Solution: The current implementation handles this correctly by treating None as a valid value in the loop and letting the base case handle it:

for next_node in (node.left, node.right, parent_map[node]):
    if next_node != previous:  # None is handled naturally here
        find_nodes_at_distance_k(next_node, node, remaining_distance - 1)

3. Not Building Complete Parent Map Before Search

A common mistake is trying to build the parent map while searching for nodes at distance k, or only building it partially.

Incorrect Approach:

def distanceK(self, root, target, k):
    # WRONG: Trying to build parent map only from target
    parent_map = {}
    build_parent_map(target, None)  # This only maps nodes in target's subtree
    # ...

Solution: Always build the complete parent map starting from the root before beginning the search:

# Correct: Build complete parent map from root
build_parent_map(root, None)
# Then search from target
find_nodes_at_distance_k(target, None, k)

4. Modifying Distance Parameter Incorrectly

Some implementations might try to increment distance instead of decrementing it, or forget to modify it at all.

Incorrect:

# WRONG: Incrementing instead of decrementing
find_nodes_at_distance_k(next_node, node, remaining_distance + 1)

# WRONG: Forgetting to change distance
find_nodes_at_distance_k(next_node, node, remaining_distance)

Solution: Always decrement the remaining distance as you move away from the target:

find_nodes_at_distance_k(next_node, node, remaining_distance - 1)

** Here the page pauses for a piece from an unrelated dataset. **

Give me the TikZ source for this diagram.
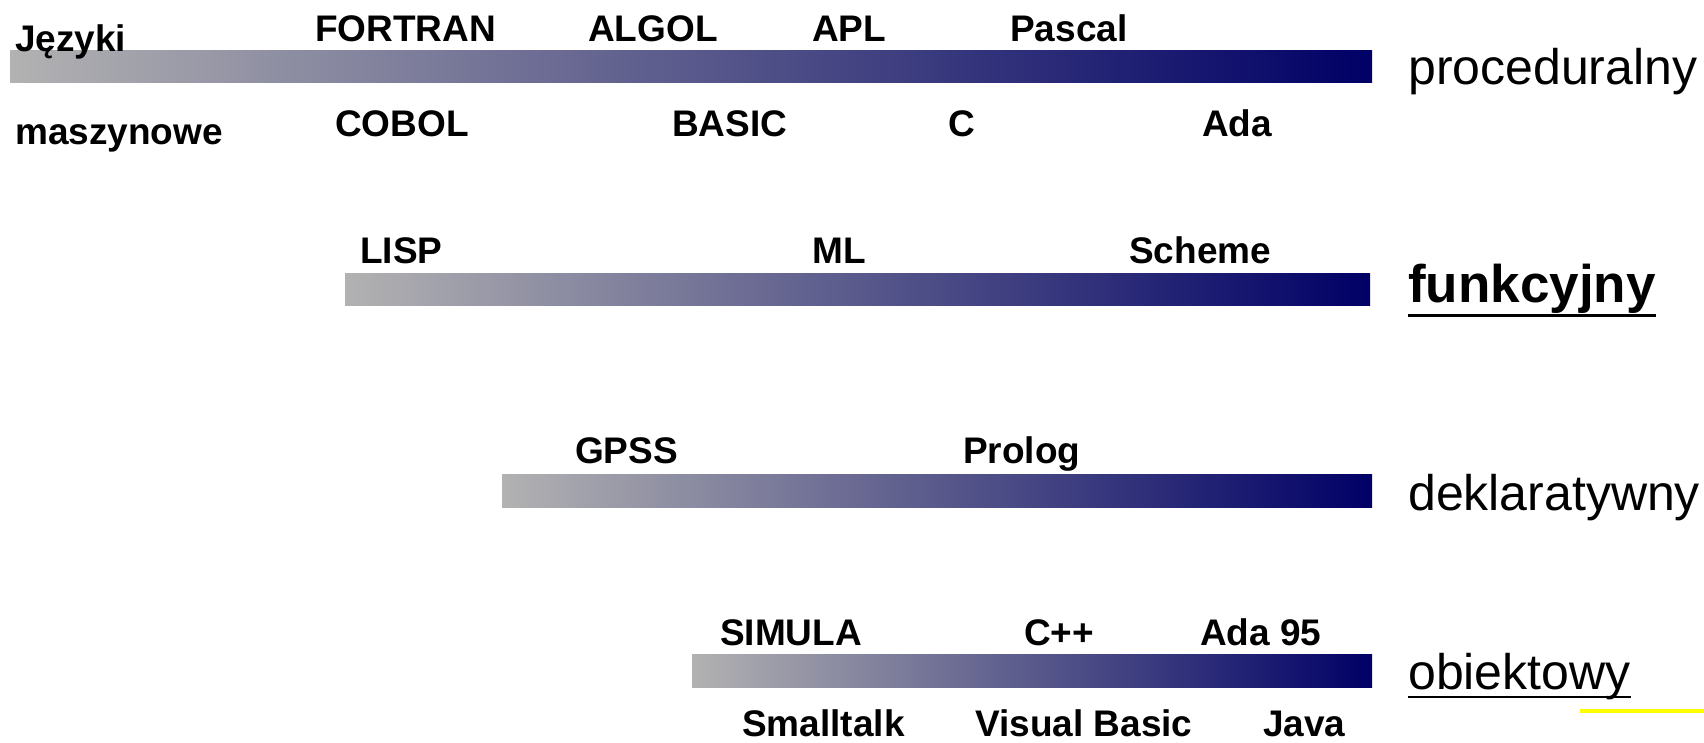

5. Using a Set for Visited Nodes Instead of Previous Node

While using a visited set works, it's less efficient and uses more memory than simply tracking the previous node.

Less Efficient Approach:

def find_nodes_at_distance_k(node, visited, remaining_distance):
    if node is None or node in visited:
        return
    visited.add(node)
    # ... rest of logic

Better Solution: The current implementation elegantly uses just the previous parameter to prevent cycles, which is more memory-efficient and cleaner.